Source code of charts:
---------------

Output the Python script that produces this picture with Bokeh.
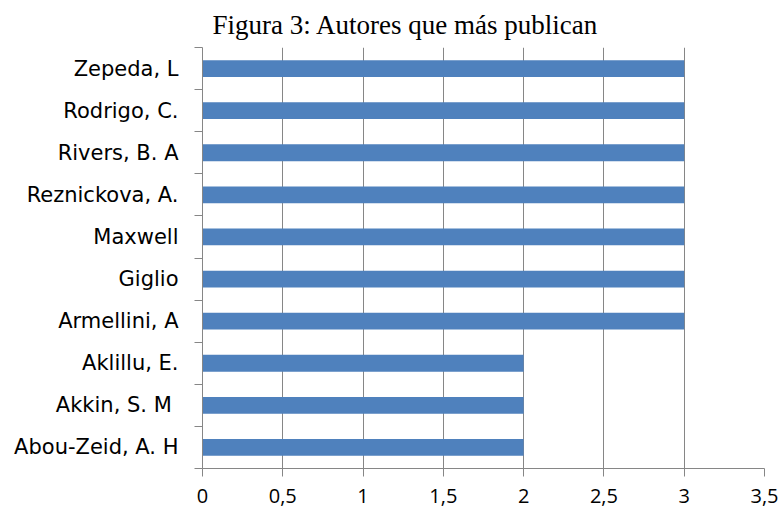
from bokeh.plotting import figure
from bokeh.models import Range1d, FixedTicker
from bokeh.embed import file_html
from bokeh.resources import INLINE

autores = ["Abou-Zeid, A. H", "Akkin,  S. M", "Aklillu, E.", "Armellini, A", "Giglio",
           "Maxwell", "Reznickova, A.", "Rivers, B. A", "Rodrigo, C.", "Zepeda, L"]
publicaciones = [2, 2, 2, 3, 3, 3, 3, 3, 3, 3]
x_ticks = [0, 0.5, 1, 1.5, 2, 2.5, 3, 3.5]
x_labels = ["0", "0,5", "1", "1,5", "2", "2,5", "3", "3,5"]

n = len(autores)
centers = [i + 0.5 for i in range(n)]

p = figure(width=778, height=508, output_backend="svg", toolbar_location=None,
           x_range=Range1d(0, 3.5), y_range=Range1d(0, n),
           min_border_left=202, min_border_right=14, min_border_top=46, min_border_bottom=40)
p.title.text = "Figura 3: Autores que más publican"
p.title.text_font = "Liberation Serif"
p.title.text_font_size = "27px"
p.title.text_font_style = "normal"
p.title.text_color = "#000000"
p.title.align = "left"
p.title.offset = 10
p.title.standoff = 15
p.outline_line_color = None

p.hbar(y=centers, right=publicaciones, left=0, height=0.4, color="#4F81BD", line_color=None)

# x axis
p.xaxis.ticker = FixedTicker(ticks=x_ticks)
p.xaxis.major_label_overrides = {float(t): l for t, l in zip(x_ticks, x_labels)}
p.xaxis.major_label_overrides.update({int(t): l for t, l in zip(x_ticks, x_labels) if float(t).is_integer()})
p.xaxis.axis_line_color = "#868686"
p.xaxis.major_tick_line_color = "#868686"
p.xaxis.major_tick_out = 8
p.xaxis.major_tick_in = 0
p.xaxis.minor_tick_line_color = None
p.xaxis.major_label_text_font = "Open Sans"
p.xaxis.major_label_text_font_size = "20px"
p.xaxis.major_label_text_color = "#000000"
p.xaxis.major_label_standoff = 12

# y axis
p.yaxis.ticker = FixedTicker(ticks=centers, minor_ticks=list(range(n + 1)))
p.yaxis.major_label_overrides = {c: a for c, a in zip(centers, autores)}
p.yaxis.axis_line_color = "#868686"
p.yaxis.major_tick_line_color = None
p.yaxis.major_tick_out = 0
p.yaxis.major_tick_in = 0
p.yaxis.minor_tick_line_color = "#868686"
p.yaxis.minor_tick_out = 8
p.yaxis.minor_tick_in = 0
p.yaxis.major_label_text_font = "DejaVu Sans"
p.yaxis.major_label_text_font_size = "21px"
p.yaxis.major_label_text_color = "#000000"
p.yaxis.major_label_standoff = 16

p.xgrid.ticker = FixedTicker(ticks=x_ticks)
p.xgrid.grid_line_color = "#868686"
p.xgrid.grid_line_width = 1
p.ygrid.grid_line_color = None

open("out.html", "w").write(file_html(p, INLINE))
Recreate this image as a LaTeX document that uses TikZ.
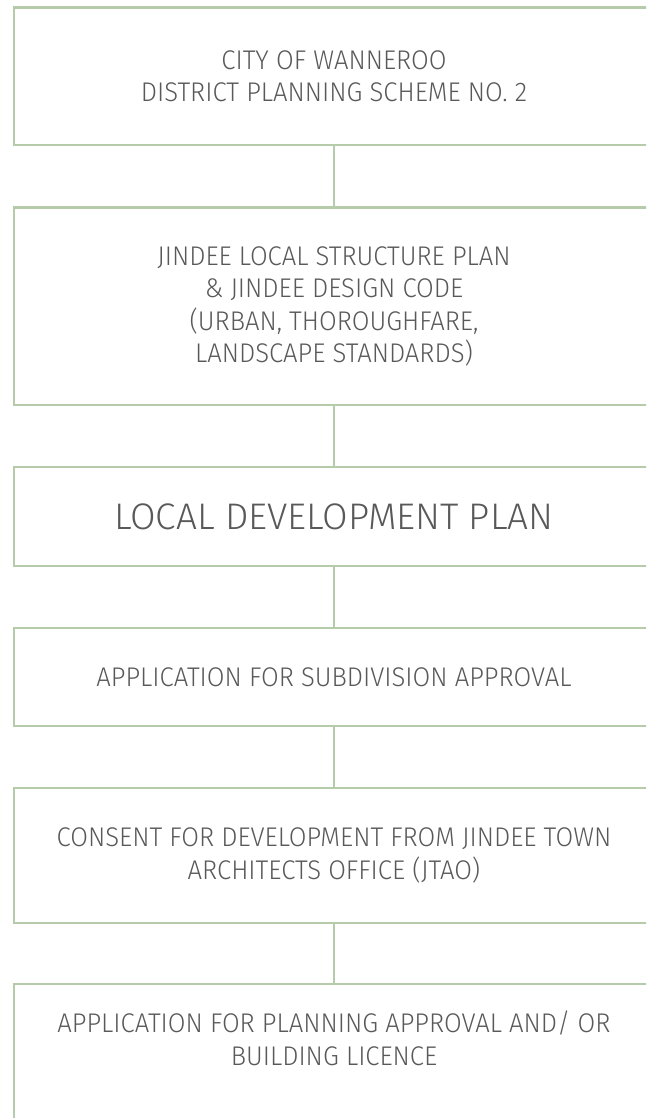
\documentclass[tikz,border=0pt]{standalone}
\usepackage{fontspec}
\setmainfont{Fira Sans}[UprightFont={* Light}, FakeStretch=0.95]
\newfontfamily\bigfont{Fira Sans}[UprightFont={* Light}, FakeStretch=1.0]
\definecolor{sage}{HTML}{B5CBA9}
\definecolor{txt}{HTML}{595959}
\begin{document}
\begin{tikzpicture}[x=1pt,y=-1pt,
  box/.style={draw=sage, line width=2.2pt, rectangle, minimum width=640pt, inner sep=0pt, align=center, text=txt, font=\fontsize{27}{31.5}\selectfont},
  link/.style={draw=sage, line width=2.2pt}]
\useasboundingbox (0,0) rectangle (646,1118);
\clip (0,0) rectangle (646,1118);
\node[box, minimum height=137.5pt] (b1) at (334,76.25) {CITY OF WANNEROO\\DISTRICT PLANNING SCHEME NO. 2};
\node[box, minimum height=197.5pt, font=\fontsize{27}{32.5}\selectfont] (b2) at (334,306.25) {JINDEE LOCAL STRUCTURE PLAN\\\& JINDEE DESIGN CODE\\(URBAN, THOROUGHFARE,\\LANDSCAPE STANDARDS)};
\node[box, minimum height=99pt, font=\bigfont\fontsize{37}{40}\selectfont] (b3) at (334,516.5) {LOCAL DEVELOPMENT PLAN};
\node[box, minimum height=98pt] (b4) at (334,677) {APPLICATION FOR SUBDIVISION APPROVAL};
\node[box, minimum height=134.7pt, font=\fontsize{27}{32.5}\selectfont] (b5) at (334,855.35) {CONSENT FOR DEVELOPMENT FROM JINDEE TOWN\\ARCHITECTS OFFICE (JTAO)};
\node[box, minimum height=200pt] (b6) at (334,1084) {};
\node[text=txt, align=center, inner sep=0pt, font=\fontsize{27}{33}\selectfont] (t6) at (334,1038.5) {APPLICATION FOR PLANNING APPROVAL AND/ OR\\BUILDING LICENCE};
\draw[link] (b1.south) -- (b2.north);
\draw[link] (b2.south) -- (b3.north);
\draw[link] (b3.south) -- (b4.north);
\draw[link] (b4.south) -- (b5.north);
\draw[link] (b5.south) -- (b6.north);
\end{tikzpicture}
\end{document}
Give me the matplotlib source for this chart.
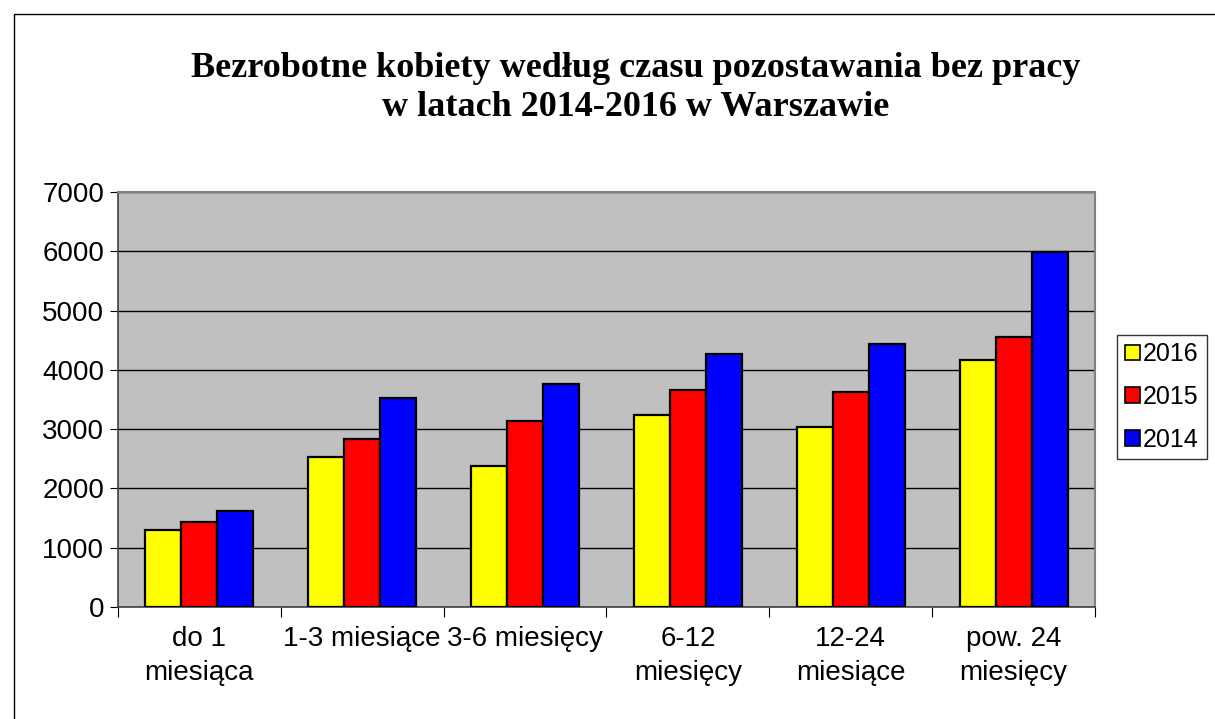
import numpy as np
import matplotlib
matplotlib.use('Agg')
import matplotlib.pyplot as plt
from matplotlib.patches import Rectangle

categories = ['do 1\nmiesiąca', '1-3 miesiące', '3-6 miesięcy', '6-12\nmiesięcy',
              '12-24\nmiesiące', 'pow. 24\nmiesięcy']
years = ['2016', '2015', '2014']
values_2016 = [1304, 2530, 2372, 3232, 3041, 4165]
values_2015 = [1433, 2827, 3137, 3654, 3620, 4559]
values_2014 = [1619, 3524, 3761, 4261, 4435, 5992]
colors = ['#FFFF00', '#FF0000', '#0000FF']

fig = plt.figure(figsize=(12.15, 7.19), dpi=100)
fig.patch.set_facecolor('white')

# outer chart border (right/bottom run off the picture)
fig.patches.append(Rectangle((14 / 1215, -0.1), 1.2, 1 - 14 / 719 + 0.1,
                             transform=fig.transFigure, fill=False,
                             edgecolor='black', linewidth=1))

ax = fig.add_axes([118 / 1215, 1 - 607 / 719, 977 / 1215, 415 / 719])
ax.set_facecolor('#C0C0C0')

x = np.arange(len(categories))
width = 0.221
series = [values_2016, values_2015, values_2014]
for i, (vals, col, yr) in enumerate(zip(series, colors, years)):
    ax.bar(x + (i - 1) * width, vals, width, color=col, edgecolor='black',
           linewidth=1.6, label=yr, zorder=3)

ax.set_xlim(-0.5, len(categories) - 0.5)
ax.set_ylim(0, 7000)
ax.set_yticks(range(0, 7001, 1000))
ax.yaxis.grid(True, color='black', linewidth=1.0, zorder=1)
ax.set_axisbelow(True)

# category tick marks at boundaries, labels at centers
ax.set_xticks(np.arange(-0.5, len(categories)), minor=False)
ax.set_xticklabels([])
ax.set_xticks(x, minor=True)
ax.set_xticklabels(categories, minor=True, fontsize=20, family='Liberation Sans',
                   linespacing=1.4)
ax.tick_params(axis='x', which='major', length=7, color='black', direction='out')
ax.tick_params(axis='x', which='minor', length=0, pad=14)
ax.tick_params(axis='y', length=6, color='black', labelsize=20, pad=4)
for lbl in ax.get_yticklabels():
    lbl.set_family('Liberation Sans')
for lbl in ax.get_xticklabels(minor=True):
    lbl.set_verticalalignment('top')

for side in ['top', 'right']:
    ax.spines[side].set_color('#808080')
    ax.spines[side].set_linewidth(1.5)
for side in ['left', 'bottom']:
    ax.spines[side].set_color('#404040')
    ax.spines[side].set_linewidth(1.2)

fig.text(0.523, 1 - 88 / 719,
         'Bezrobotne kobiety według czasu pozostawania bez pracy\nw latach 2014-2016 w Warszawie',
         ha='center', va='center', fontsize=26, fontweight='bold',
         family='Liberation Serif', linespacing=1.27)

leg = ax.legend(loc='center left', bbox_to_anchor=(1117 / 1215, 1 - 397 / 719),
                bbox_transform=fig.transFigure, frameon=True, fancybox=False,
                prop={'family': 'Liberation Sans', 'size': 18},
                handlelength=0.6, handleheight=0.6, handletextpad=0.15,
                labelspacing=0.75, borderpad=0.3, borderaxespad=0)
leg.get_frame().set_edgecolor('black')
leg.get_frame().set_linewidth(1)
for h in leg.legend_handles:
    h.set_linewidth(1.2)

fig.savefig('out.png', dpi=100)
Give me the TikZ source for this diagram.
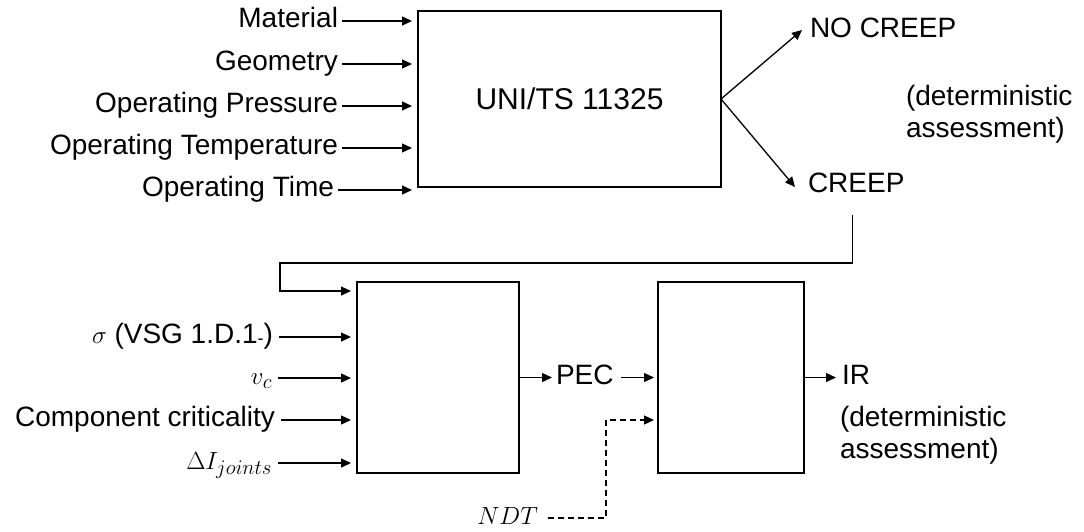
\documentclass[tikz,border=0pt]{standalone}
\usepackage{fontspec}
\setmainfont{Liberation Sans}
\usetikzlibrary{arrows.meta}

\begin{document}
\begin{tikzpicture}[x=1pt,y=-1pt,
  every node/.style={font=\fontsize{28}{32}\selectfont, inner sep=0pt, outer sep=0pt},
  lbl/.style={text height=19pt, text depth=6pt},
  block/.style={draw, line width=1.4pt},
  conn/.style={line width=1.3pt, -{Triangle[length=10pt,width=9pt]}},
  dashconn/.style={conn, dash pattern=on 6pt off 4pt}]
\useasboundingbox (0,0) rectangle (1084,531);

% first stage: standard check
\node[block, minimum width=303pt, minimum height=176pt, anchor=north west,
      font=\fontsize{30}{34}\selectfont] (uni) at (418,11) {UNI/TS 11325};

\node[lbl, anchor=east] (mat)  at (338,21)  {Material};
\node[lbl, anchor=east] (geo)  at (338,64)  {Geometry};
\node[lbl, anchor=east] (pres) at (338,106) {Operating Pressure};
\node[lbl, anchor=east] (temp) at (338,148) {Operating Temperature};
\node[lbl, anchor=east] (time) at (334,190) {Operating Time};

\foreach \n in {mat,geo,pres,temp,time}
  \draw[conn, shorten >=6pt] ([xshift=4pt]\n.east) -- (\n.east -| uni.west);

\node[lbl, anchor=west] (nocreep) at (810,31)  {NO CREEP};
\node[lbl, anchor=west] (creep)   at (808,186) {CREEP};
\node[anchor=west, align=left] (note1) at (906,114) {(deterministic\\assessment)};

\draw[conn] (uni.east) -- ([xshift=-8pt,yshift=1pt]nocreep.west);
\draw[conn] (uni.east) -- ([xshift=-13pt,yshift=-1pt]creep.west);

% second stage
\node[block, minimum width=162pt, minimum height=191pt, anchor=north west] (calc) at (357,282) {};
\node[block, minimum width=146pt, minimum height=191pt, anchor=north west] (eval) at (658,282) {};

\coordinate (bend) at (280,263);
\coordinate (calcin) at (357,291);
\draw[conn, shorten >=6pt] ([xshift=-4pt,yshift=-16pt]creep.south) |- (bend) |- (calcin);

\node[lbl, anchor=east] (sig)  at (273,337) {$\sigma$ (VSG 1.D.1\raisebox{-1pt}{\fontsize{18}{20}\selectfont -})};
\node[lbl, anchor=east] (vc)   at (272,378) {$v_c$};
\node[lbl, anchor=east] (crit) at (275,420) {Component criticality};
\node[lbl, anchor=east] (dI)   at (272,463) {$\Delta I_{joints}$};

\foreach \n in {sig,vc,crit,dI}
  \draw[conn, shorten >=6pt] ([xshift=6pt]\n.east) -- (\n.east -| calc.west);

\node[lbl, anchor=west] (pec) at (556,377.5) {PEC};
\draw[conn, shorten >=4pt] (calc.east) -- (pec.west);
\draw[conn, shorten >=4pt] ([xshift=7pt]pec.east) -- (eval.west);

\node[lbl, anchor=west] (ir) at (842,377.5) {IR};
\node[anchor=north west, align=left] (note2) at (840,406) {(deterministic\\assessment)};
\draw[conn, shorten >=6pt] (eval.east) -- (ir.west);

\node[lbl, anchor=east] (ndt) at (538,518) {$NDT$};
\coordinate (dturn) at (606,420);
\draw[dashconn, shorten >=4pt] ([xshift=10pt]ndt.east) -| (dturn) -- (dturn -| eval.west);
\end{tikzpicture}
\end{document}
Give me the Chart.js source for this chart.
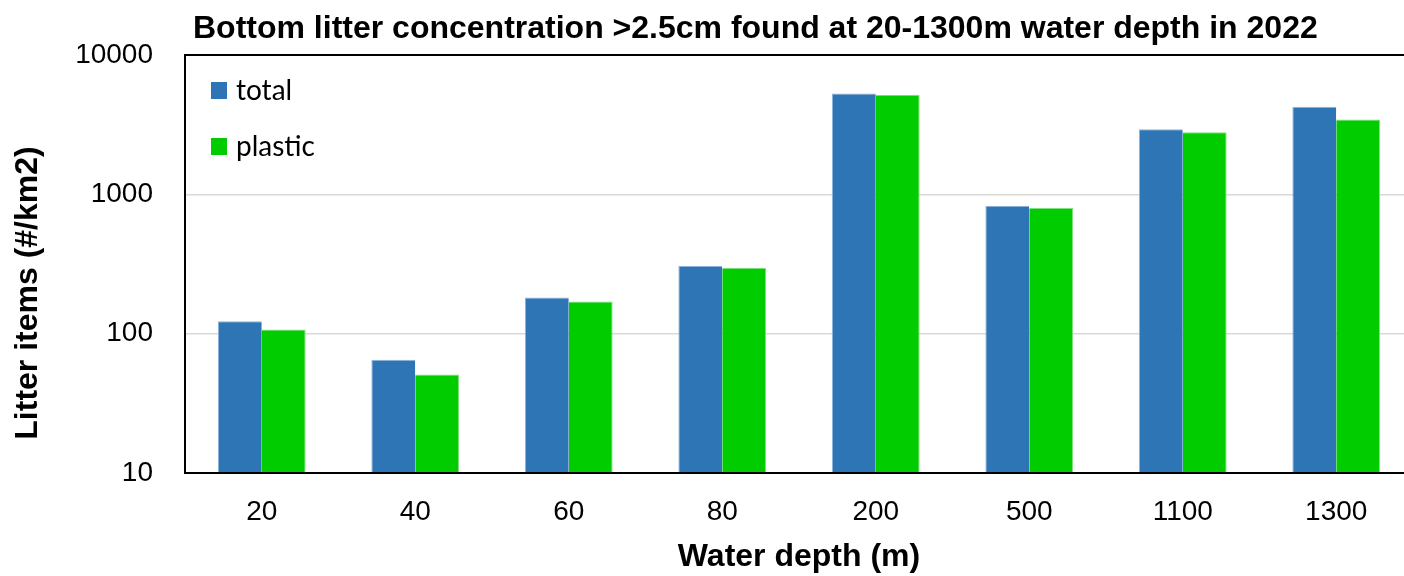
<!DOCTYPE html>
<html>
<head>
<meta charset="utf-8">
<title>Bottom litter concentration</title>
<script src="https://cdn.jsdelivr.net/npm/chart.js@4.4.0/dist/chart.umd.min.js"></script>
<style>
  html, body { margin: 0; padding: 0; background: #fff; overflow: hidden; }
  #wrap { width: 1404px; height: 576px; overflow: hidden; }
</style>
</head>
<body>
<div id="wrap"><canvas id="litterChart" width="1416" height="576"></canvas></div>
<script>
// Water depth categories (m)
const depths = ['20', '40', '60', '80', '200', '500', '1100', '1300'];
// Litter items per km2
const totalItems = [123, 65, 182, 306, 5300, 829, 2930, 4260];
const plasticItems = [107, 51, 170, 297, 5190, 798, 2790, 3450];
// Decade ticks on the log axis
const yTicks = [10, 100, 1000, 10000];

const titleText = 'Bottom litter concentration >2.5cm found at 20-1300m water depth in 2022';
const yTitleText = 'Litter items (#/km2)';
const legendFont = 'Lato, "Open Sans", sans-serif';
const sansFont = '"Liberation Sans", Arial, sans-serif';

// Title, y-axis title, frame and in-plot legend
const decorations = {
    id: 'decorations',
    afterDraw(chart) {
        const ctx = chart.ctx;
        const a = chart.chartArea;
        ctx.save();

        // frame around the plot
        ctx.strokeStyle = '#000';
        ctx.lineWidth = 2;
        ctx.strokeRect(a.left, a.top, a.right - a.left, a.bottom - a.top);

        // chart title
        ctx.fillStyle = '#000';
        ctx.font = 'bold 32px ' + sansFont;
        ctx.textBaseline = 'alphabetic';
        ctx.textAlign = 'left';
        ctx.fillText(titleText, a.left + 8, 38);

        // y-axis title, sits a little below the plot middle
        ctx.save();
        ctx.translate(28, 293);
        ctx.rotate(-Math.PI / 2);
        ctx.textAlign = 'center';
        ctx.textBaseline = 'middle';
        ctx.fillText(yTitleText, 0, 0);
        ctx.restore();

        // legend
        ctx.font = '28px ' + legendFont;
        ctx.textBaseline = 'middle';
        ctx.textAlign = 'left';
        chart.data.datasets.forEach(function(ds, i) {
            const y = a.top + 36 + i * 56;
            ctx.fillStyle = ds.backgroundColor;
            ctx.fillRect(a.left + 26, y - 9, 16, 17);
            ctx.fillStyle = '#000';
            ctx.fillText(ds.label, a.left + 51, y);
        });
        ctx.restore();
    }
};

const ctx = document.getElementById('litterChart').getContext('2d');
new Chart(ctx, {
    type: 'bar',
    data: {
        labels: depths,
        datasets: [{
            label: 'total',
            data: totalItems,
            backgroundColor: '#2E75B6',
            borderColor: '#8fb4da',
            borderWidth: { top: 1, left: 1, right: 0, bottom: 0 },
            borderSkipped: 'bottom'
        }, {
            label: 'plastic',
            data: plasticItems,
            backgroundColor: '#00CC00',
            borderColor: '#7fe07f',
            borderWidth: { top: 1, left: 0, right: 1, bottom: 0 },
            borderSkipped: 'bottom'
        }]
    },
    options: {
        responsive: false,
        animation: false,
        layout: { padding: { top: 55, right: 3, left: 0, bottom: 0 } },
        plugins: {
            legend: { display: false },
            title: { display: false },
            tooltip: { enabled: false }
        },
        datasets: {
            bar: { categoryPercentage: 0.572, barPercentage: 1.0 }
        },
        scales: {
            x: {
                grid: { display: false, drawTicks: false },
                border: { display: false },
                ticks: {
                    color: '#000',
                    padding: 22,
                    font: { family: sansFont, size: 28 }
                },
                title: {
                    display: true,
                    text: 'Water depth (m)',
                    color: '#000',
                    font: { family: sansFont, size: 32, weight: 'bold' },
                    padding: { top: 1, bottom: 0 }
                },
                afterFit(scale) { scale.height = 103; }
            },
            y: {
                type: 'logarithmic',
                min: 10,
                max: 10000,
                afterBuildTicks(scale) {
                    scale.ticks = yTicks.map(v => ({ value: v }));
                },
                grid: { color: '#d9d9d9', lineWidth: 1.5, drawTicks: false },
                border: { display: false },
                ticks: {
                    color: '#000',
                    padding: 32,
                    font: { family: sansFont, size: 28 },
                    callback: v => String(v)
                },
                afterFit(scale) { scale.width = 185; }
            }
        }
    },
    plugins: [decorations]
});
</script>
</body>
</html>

---------------

Nothing but the lines from the one with "Give me the TikZ source for this diagram." down to the one with "(bend) |- (calcin);" should be printed, both of them included. Leave out the pictures.

Give me the TikZ source for this diagram.
\documentclass[tikz,border=0pt]{standalone}
\usepackage{fontspec}
\setmainfont{Liberation Sans}
\usetikzlibrary{arrows.meta}

\begin{document}
\begin{tikzpicture}[x=1pt,y=-1pt,
  every node/.style={font=\fontsize{28}{32}\selectfont, inner sep=0pt, outer sep=0pt},
  lbl/.style={text height=19pt, text depth=6pt},
  block/.style={draw, line width=1.4pt},
  conn/.style={line width=1.3pt, -{Triangle[length=10pt,width=9pt]}},
  dashconn/.style={conn, dash pattern=on 6pt off 4pt}]
\useasboundingbox (0,0) rectangle (1084,531);

% first stage: standard check
\node[block, minimum width=303pt, minimum height=176pt, anchor=north west,
      font=\fontsize{30}{34}\selectfont] (uni) at (418,11) {UNI/TS 11325};

\node[lbl, anchor=east] (mat)  at (338,21)  {Material};
\node[lbl, anchor=east] (geo)  at (338,64)  {Geometry};
\node[lbl, anchor=east] (pres) at (338,106) {Operating Pressure};
\node[lbl, anchor=east] (temp) at (338,148) {Operating Temperature};
\node[lbl, anchor=east] (time) at (334,190) {Operating Time};

\foreach \n in {mat,geo,pres,temp,time}
  \draw[conn, shorten >=6pt] ([xshift=4pt]\n.east) -- (\n.east -| uni.west);

\node[lbl, anchor=west] (nocreep) at (810,31)  {NO CREEP};
\node[lbl, anchor=west] (creep)   at (808,186) {CREEP};
\node[anchor=west, align=left] (note1) at (906,114) {(deterministic\\assessment)};

\draw[conn] (uni.east) -- ([xshift=-8pt,yshift=1pt]nocreep.west);
\draw[conn] (uni.east) -- ([xshift=-13pt,yshift=-1pt]creep.west);

% second stage
\node[block, minimum width=162pt, minimum height=191pt, anchor=north west] (calc) at (357,282) {};
\node[block, minimum width=146pt, minimum height=191pt, anchor=north west] (eval) at (658,282) {};

\coordinate (bend) at (280,263);
\coordinate (calcin) at (357,291);
\draw[conn, shorten >=6pt] ([xshift=-4pt,yshift=-16pt]creep.south) |- (bend) |- (calcin);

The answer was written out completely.